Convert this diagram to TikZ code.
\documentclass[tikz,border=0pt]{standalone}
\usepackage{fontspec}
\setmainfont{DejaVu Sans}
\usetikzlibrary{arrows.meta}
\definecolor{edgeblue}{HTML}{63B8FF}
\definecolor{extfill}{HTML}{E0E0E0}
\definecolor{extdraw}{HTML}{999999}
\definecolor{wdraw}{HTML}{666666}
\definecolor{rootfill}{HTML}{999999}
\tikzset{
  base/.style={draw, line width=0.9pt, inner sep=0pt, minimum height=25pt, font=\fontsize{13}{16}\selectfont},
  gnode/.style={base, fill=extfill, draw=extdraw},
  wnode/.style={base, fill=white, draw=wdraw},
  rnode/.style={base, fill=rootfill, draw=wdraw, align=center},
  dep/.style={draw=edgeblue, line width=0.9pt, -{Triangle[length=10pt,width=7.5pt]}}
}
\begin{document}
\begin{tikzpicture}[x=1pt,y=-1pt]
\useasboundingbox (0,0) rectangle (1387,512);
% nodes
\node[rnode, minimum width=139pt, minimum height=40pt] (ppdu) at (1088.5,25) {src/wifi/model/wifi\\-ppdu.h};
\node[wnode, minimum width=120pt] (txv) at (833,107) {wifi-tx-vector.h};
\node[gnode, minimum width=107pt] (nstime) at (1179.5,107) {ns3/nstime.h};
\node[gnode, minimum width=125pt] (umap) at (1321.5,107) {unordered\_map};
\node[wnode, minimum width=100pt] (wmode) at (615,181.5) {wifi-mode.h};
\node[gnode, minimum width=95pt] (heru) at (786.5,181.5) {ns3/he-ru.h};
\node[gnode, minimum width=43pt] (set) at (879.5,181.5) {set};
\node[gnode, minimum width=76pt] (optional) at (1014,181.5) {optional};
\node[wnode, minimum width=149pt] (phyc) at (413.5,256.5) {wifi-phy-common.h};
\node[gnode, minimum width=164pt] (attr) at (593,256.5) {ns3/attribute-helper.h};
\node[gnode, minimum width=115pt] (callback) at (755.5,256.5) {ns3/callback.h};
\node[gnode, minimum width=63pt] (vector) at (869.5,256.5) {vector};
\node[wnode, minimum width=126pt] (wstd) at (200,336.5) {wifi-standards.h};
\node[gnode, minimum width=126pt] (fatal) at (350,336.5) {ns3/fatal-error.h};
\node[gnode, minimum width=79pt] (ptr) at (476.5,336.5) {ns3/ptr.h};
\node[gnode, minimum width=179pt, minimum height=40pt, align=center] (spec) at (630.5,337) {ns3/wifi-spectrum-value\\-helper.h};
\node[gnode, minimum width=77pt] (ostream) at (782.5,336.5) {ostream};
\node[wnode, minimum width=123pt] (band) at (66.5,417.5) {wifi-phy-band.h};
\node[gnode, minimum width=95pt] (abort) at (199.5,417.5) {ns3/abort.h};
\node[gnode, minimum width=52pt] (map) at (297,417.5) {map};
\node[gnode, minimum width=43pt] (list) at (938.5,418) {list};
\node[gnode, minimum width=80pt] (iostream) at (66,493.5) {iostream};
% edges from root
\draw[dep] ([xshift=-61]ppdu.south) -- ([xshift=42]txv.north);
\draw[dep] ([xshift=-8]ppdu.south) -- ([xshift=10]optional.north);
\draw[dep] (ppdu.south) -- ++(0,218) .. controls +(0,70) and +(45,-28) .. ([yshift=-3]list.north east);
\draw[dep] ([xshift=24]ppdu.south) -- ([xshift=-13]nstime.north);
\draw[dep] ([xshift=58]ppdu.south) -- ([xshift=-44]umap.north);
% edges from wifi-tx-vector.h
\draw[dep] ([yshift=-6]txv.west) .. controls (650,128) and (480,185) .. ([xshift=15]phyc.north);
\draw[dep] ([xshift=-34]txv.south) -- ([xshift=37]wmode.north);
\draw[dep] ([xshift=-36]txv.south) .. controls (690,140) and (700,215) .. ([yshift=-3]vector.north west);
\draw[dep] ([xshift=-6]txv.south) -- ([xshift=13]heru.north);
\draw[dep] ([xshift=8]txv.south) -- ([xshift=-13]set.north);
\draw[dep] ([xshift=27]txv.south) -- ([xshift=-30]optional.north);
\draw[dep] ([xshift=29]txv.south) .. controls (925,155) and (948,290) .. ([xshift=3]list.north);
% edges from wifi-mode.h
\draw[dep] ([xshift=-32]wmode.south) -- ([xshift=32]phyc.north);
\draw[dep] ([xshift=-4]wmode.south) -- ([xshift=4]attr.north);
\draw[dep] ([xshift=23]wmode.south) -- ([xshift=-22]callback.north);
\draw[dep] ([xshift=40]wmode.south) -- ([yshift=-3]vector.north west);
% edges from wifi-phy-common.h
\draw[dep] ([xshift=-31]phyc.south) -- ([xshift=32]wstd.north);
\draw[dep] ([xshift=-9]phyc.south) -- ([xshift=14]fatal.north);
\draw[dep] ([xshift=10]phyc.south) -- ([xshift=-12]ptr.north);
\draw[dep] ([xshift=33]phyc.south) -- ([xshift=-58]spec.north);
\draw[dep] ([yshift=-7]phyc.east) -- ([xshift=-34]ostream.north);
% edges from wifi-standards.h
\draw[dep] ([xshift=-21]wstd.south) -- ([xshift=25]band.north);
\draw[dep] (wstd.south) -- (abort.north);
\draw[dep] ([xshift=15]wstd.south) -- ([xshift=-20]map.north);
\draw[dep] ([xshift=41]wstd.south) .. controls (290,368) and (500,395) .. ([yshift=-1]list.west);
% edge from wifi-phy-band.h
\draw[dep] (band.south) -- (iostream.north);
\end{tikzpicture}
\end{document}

Set exercise. Extract all of the data shown above without alteration.

Task answer.
Convert this diagram to TikZ code.
\documentclass[tikz,border=0pt]{standalone}
\usepackage{fontspec}
\setmainfont{DejaVu Sans}
\usetikzlibrary{arrows.meta}
\definecolor{edgeblue}{HTML}{63B8FF}
\definecolor{extfill}{HTML}{E0E0E0}
\definecolor{extdraw}{HTML}{999999}
\definecolor{wdraw}{HTML}{666666}
\definecolor{rootfill}{HTML}{999999}
\tikzset{
  base/.style={draw, line width=0.9pt, inner sep=0pt, minimum height=25pt, font=\fontsize{13}{16}\selectfont},
  gnode/.style={base, fill=extfill, draw=extdraw},
  wnode/.style={base, fill=white, draw=wdraw},
  rnode/.style={base, fill=rootfill, draw=wdraw, align=center},
  dep/.style={draw=edgeblue, line width=0.9pt, -{Triangle[length=10pt,width=7.5pt]}}
}
\begin{document}
\begin{tikzpicture}[x=1pt,y=-1pt]
\useasboundingbox (0,0) rectangle (1387,512);
% nodes
\node[rnode, minimum width=139pt, minimum height=40pt] (ppdu) at (1088.5,25) {src/wifi/model/wifi\\-ppdu.h};
\node[wnode, minimum width=120pt] (txv) at (833,107) {wifi-tx-vector.h};
\node[gnode, minimum width=107pt] (nstime) at (1179.5,107) {ns3/nstime.h};
\node[gnode, minimum width=125pt] (umap) at (1321.5,107) {unordered\_map};
\node[wnode, minimum width=100pt] (wmode) at (615,181.5) {wifi-mode.h};
\node[gnode, minimum width=95pt] (heru) at (786.5,181.5) {ns3/he-ru.h};
\node[gnode, minimum width=43pt] (set) at (879.5,181.5) {set};
\node[gnode, minimum width=76pt] (optional) at (1014,181.5) {optional};
\node[wnode, minimum width=149pt] (phyc) at (413.5,256.5) {wifi-phy-common.h};
\node[gnode, minimum width=164pt] (attr) at (593,256.5) {ns3/attribute-helper.h};
\node[gnode, minimum width=115pt] (callback) at (755.5,256.5) {ns3/callback.h};
\node[gnode, minimum width=63pt] (vector) at (869.5,256.5) {vector};
\node[wnode, minimum width=126pt] (wstd) at (200,336.5) {wifi-standards.h};
\node[gnode, minimum width=126pt] (fatal) at (350,336.5) {ns3/fatal-error.h};
\node[gnode, minimum width=79pt] (ptr) at (476.5,336.5) {ns3/ptr.h};
\node[gnode, minimum width=179pt, minimum height=40pt, align=center] (spec) at (630.5,337) {ns3/wifi-spectrum-value\\-helper.h};
\node[gnode, minimum width=77pt] (ostream) at (782.5,336.5) {ostream};
\node[wnode, minimum width=123pt] (band) at (66.5,417.5) {wifi-phy-band.h};
\node[gnode, minimum width=95pt] (abort) at (199.5,417.5) {ns3/abort.h};
\node[gnode, minimum width=52pt] (map) at (297,417.5) {map};
\node[gnode, minimum width=43pt] (list) at (938.5,418) {list};
\node[gnode, minimum width=80pt] (iostream) at (66,493.5) {iostream};
% edges from root
\draw[dep] ([xshift=-61]ppdu.south) -- ([xshift=42]txv.north);
\draw[dep] ([xshift=-8]ppdu.south) -- ([xshift=10]optional.north);
\draw[dep] (ppdu.south) -- ++(0,218) .. controls +(0,70) and +(45,-28) .. ([yshift=-3]list.north east);
\draw[dep] ([xshift=24]ppdu.south) -- ([xshift=-13]nstime.north);
\draw[dep] ([xshift=58]ppdu.south) -- ([xshift=-44]umap.north);
% edges from wifi-tx-vector.h
\draw[dep] ([yshift=-6]txv.west) .. controls (650,128) and (480,185) .. ([xshift=15]phyc.north);
\draw[dep] ([xshift=-34]txv.south) -- ([xshift=37]wmode.north);
\draw[dep] ([xshift=-36]txv.south) .. controls (690,140) and (700,215) .. ([yshift=-3]vector.north west);
\draw[dep] ([xshift=-6]txv.south) -- ([xshift=13]heru.north);
\draw[dep] ([xshift=8]txv.south) -- ([xshift=-13]set.north);
\draw[dep] ([xshift=27]txv.south) -- ([xshift=-30]optional.north);
\draw[dep] ([xshift=29]txv.south) .. controls (925,155) and (948,290) .. ([xshift=3]list.north);
% edges from wifi-mode.h
\draw[dep] ([xshift=-32]wmode.south) -- ([xshift=32]phyc.north);
\draw[dep] ([xshift=-4]wmode.south) -- ([xshift=4]attr.north);
\draw[dep] ([xshift=23]wmode.south) -- ([xshift=-22]callback.north);
\draw[dep] ([xshift=40]wmode.south) -- ([yshift=-3]vector.north west);
% edges from wifi-phy-common.h
\draw[dep] ([xshift=-31]phyc.south) -- ([xshift=32]wstd.north);
\draw[dep] ([xshift=-9]phyc.south) -- ([xshift=14]fatal.north);
\draw[dep] ([xshift=10]phyc.south) -- ([xshift=-12]ptr.north);
\draw[dep] ([xshift=33]phyc.south) -- ([xshift=-58]spec.north);
\draw[dep] ([yshift=-7]phyc.east) -- ([xshift=-34]ostream.north);
% edges from wifi-standards.h
\draw[dep] ([xshift=-21]wstd.south) -- ([xshift=25]band.north);
\draw[dep] (wstd.south) -- (abort.north);
\draw[dep] ([xshift=15]wstd.south) -- ([xshift=-20]map.north);
\draw[dep] ([xshift=41]wstd.south) .. controls (290,368) and (500,395) .. ([yshift=-1]list.west);
% edge from wifi-phy-band.h
\draw[dep] (band.south) -- (iostream.north);
\end{tikzpicture}
\end{document}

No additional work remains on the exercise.